Their first goal was to learn to aim the spray between two lines of tape across the Plexiglas, representing the side of a car. A second exercise was intended to teach them not to use the spray too liberally by capturing the water sprayed against the glass in three containers, which bore lines marking 200 grams. If the water rose above the line, the worker was spraying too much.
The walls of the production center bear flags from various countries and states where Toyota has factories, including the Czech Republic, West Virginia and Brazil. Before they leave, workers sign their home flag, like the one from China that is nearly covered with signatures.
But new ideas do not apply only to the trainees. At Toyota’s Tsutsumi plant, which builds the hybrid-electric Prius, Toyota has overhauled the way it delivers parts to the assembly line. The top floor of the plant, built in 1970, has been emptied and turned into a sprawling parts warehouse.
Workers on the plant floor used to choose the parts they needed to install on each vehicle from bins next to the assembly line. Now, a crew of workers upstairs loads the required parts into containers. The bins are placed inside the empty car bodies. Workers need only reach for the appropriate parts. After use, the bins are collected and sent upstairs to be refilled. The process will be part of the operation at Toyota’s new plant in Mississippi. It has cut Tsutsumi’s labor costs by 20 percent, said Osamu Ushio, general manager for the final assembly division, for two reasons.

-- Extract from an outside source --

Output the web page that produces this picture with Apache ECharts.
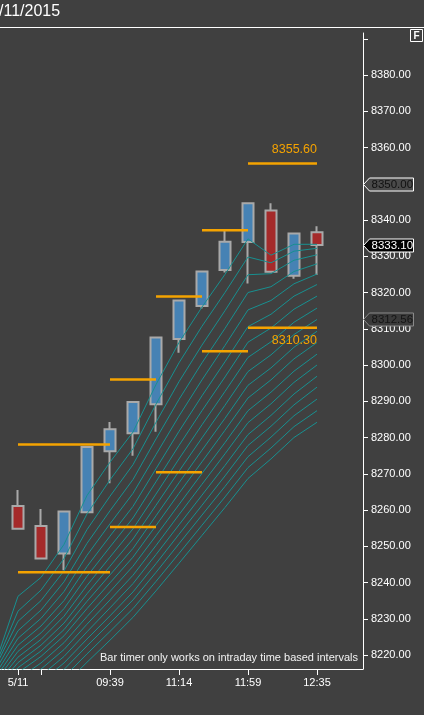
<!DOCTYPE html>
<html>
<head>
<meta charset="utf-8">
<script src="https://cdn.jsdelivr.net/npm/echarts@6/dist/echarts.min.js"></script>
<style>
html,body{margin:0;padding:0;background:#404040;overflow:hidden;}
#chart{width:424px;height:715px;}
</style>
</head>
<body>
<div id="chart"></div>
<script>
// ---- data ----
const barIndex = [0,1,2,3,4,5,6,7,8,9,10,11,12,13];
const opens  = [8261.1,8255.6,8248.0,8259.4,8276.2,8281.2,8289.2,8307.2,8316.3,8326.2,8333.9,8342.6,8324.6,8336.6];
const closes = [8254.8,8246.6,8259.6,8277.4,8282.3,8289.8,8307.6,8317.8,8325.8,8334.0,8344.6,8325.7,8336.3,8333.1];
const lows   = [8254.8,8246.6,8243.4,8259.4,8267.4,8275.0,8281.6,8303.4,8315.6,8325.5,8322.5,8325.7,8323.8,8324.8];
const highs  = [8265.5,8260.3,8259.6,8277.4,8284.3,8289.8,8307.6,8317.8,8325.8,8337.2,8344.6,8344.6,8336.3,8338.3];

const ribbonIndex = [-1,0,1,2,3,4,5,6,7,8,9,10,11,12,13];
const ma3  = [8217.5,8236.2,8241.4,8250.5,8264.0,8273.2,8281.5,8294.6,8306.2,8316.0,8325.0,8334.8,8330.3,8333.3,8333.3];
const ma4  = [8217.0,8232.1,8237.9,8246.6,8258.9,8268.3,8276.9,8289.2,8300.6,8310.7,8320.0,8329.8,8328.2,8331.4,8332.2];
const ma5  = [8216.5,8229.3,8235.0,8243.2,8254.6,8263.8,8272.5,8284.2,8295.4,8305.5,8315.0,8324.9,8325.2,8328.9,8330.4];
const ma6  = [8215.5,8226.7,8232.4,8240.2,8250.8,8259.8,8268.4,8279.6,8290.5,8300.6,8310.1,8320.0,8321.6,8325.8,8327.9];
const ma7  = [8214.5,8224.6,8230.1,8237.5,8247.5,8256.2,8264.6,8275.3,8285.9,8295.9,8305.4,8315.2,8317.8,8322.4,8325.1];
const ma8  = [8213.5,8222.7,8228.0,8235.0,8244.4,8252.8,8261.0,8271.4,8281.7,8291.5,8300.9,8310.6,8314.0,8319.0,8322.2];
const ma9  = [8212.5,8221.0,8226.1,8232.8,8241.7,8249.8,8257.8,8267.8,8277.8,8287.4,8296.7,8306.3,8310.2,8315.4,8319.0];
const ma10 = [8211.5,8219.4,8224.3,8230.7,8239.2,8247.0,8254.8,8264.4,8274.1,8283.5,8292.7,8302.1,8306.4,8311.8,8315.7];
const ma11 = [8210.5,8217.9,8222.7,8228.8,8236.9,8244.5,8252.0,8261.3,8270.7,8279.9,8288.9,8298.2,8302.8,8308.4,8312.56];
const ma12 = [8209.5,8216.5,8221.1,8227.0,8234.8,8242.1,8249.4,8258.4,8267.5,8276.5,8285.3,8294.4,8299.2,8304.9,8309.3];
const ma13 = [8208.5,8215.1,8219.6,8225.3,8232.8,8239.9,8247.0,8255.7,8264.6,8273.3,8282.0,8290.9,8295.9,8301.7,8306.2];
const ma14 = [8207.0,8213.4,8217.8,8223.4,8230.6,8237.5,8244.5,8252.9,8261.5,8270.1,8278.6,8287.4,8292.5,8298.3,8303.0];
const ma15 = [8205.5,8211.7,8216.1,8221.5,8228.5,8235.2,8242.0,8250.2,8258.7,8267.1,8275.5,8284.1,8289.3,8295.2,8300.0];
const ma16 = [8204.0,8210.0,8214.3,8219.6,8226.4,8233.0,8239.7,8247.7,8255.9,8264.1,8272.3,8280.8,8286.1,8292.0,8296.9];
const ma17 = [8202.5,8208.3,8212.6,8217.8,8224.4,8230.8,8237.4,8245.2,8253.3,8261.3,8269.4,8277.8,8283.1,8289.0,8293.9];
const ma18 = [8201.0,8206.7,8210.9,8216.0,8222.5,8228.8,8235.2,8242.8,8250.7,8258.6,8266.5,8274.7,8280.1,8286.0,8290.6];
const ma19 = [8199.0,8204.6,8208.8,8213.9,8220.3,8226.5,8232.8,8240.3,8248.0,8255.8,8263.6,8271.7,8277.1,8283.0,8287.4];
const ma20 = [8197.0,8202.5,8206.7,8211.7,8218.0,8224.1,8230.4,8237.7,8245.3,8253.0,8260.7,8268.7,8274.1,8280.0,8284.2];

const levelFrom  = [0, 4, 6, 8, 10];
const levelTo    = [4, 6, 8, 10, 13];
const levelUpper = [8278.1, 8296.0, 8318.9, 8337.2, 8355.6];
const levelLower = [8242.8, 8255.3, 8270.4, 8303.8, 8310.3];

const xTickIndex  = [0, 1, 4, 7, 10, 13];
const xLabelIndex = [0, 4, 7, 10, 13];
const xLabelText  = ['5/11', '09:39', '11:14', '11:59', '12:35'];
const yTickValues  = [8220,8230,8240,8250,8260,8270,8280,8290,8300,8310,8320,8330,8340,8350,8360,8370,8380,8390];
const yLabelValues = [8220,8230,8240,8250,8260,8270,8280,8290,8300,8310,8320,8330,8340,8350,8360,8370,8380];

const tagValues = [8349.9, 8333.10, 8312.56];
const tagTexts  = ['8350.00', '8333.10', '8312.56'];

const titleText = '/11/2015';
const noteText = 'Bar timer only works on intraday time based intervals';

// ---- chart ----
const FONT = '"Liberation Sans", Arial, sans-serif';
const ORANGE = '#f5a300';
const ribbons = [ma3,ma4,ma5,ma6,ma7,ma8,ma9,ma10,ma11,ma12,ma13,ma14,ma15,ma16,ma17,ma18,ma19,ma20];

const series = [];
series.push({
  type: 'candlestick',
  data: barIndex.map((x, i) => [x, opens[i], closes[i], lows[i], highs[i]]),
  encode: { x: 0, y: [1, 2, 3, 4] },
  barWidth: 11,
  itemStyle: {
    color: '#4682b4', color0: '#a52a2a',
    borderColor: '#a9a9a9', borderColor0: '#a9a9a9', borderWidth: 2
  },
  z: 2
});
ribbons.forEach(arr => {
  series.push({
    type: 'line',
    data: ribbonIndex.map((x, i) => [x, arr[i]]),
    symbol: 'none',
    lineStyle: { color: '#189090', width: 1 },
    z: 3
  });
});
levelFrom.forEach((f, i) => {
  series.push({
    type: 'line', symbol: 'none', z: 4,
    lineStyle: { color: ORANGE, width: 2.5 },
    data: [[f, levelUpper[i]], [levelTo[i], levelUpper[i]]]
  });
  series.push({
    type: 'line', symbol: 'none', z: 4,
    lineStyle: { color: ORANGE, width: 2.5 },
    data: [[f, levelLower[i]], [levelTo[i], levelLower[i]]]
  });
});

const option = {
  backgroundColor: '#404040',
  animation: false,
  textStyle: { fontFamily: FONT },
  grid: { left: 0, right: 61, top: 33, bottom: 46, containLabel: false },
  xAxis: {
    type: 'value', min: -0.7826, max: 15,
    axisLine: { show: true, onZero: false, lineStyle: { color: '#ffffff', width: 1 } },
    axisTick: { show: true, length: 6, customValues: xTickIndex, lineStyle: { color: '#ffffff' } },
    axisLabel: { show: true, customValues: xLabelIndex, color: '#ffffff', fontSize: 11, margin: 8,
                 fontFamily: FONT, formatter: v => xLabelText[xLabelIndex.indexOf(v)] },
    splitLine: { show: false }
  },
  yAxis: {
    type: 'value', position: 'right', min: 8216.14, max: 8391.59,
    axisLine: { show: true, onZero: false, lineStyle: { color: '#ffffff', width: 1 } },
    axisTick: { show: true, length: 5, customValues: yTickValues, lineStyle: { color: '#ffffff' } },
    axisLabel: { show: true, customValues: yLabelValues, color: '#ffffff', fontSize: 11, margin: 8,
                 fontFamily: FONT, formatter: v => v.toFixed(2) },
    splitLine: { show: false }
  },
  series: series
};

const chart = echarts.init(document.getElementById('chart'), null, { renderer: 'canvas' });
chart.setOption(option);

const axisX = chart.convertToPixel({ xAxisIndex: 0 }, 15);
const tagStyles = [
  { fill: '#4a4a4a', stroke: '#ffffff', text: '#111111' },
  { fill: '#000000', stroke: '#ffffff', text: '#ffffff' },
  { fill: '#3a3a3a', stroke: '#8a8a8a', text: '#151515' }
];
const graphics = [];
graphics.push({ type: 'text', id: 'title', left: -1, top: 4,
  style: { text: titleText, fill: '#ffffff', font: '16px ' + FONT } });
graphics.push({ type: 'line', id: 'topline', shape: { x1: 0, y1: 27.5, x2: 424, y2: 27.5 },
  style: { stroke: '#ffffff', lineWidth: 1 } });
graphics.push({ type: 'rect', id: 'fbox', shape: { x: 410.5, y: 29.5, width: 12, height: 12 },
  style: { fill: 'none', stroke: '#ffffff', lineWidth: 1 } });
graphics.push({ type: 'text', id: 'ftext', x: 416.5, y: 36,
  style: { text: 'F', fill: '#ffffff', font: 'bold 10px ' + FONT, align: 'center', verticalAlign: 'middle' } });
graphics.push({ type: 'text', id: 'note', x: 358, y: 658,
  style: { text: noteText, fill: '#f2f2f2', font: '11px ' + FONT, align: 'right', verticalAlign: 'middle' } });

// level value labels at the end of the last pair of levels
const lastI = levelFrom.length - 1;
const upPt = chart.convertToPixel({ gridIndex: 0 }, [levelTo[lastI], levelUpper[lastI]]);
const loPt = chart.convertToPixel({ gridIndex: 0 }, [levelTo[lastI], levelLower[lastI]]);
graphics.push({ type: 'text', id: 'lvlU', z: 50, x: upPt[0], y: upPt[1] - 14,
  style: { text: levelUpper[lastI].toFixed(2), fill: ORANGE, font: '12.5px ' + FONT, align: 'right', verticalAlign: 'middle' } });
graphics.push({ type: 'text', id: 'lvlL', z: 50, x: loPt[0], y: loPt[1] + 13,
  style: { text: levelLower[lastI].toFixed(2), fill: ORANGE, font: '12.5px ' + FONT, align: 'right', verticalAlign: 'middle' } });

tagValues.forEach((v, i) => {
  const y = Math.round(chart.convertToPixel({ yAxisIndex: 0 }, v)) + 0.5;
  const x0 = axisX + 0.5;
  const s = tagStyles[i];
  graphics.push({ type: 'polygon', id: 'tagp' + i, z: 100,
    shape: { points: [[x0, y], [x0 + 6, y - 6.5], [x0 + 50, y - 6.5], [x0 + 50, y + 6.5], [x0 + 6, y + 6.5]] },
    style: { fill: s.fill, stroke: s.stroke, lineWidth: 1 } });
  graphics.push({ type: 'text', id: 'tagt' + i, z: 101, x: x0 + 8, y: y,
    style: { text: tagTexts[i], fill: s.text, font: '11.5px ' + FONT, align: 'left', verticalAlign: 'middle' } });
});
chart.setOption({ graphic: graphics });
</script>
</body>
</html>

First, cutting out the need to pick out parts shortened the training time for temporary workers, who make up one-third of the work force at Tsutsumi.
Second, older Japanese workers who are guaranteed lifetime employment by Toyota but can no longer handle the physical tasks of building cars can shift to loading containers.
That allows Toyota to deploy younger workers, often the temporary ones, who can work faster than their elders at lower wages. They earn about two-thirds of what permanent workers do, or as little as $10.50 an hour, with few benefits. Said Mr. Ushio: “We have to adapt to the changing environment.”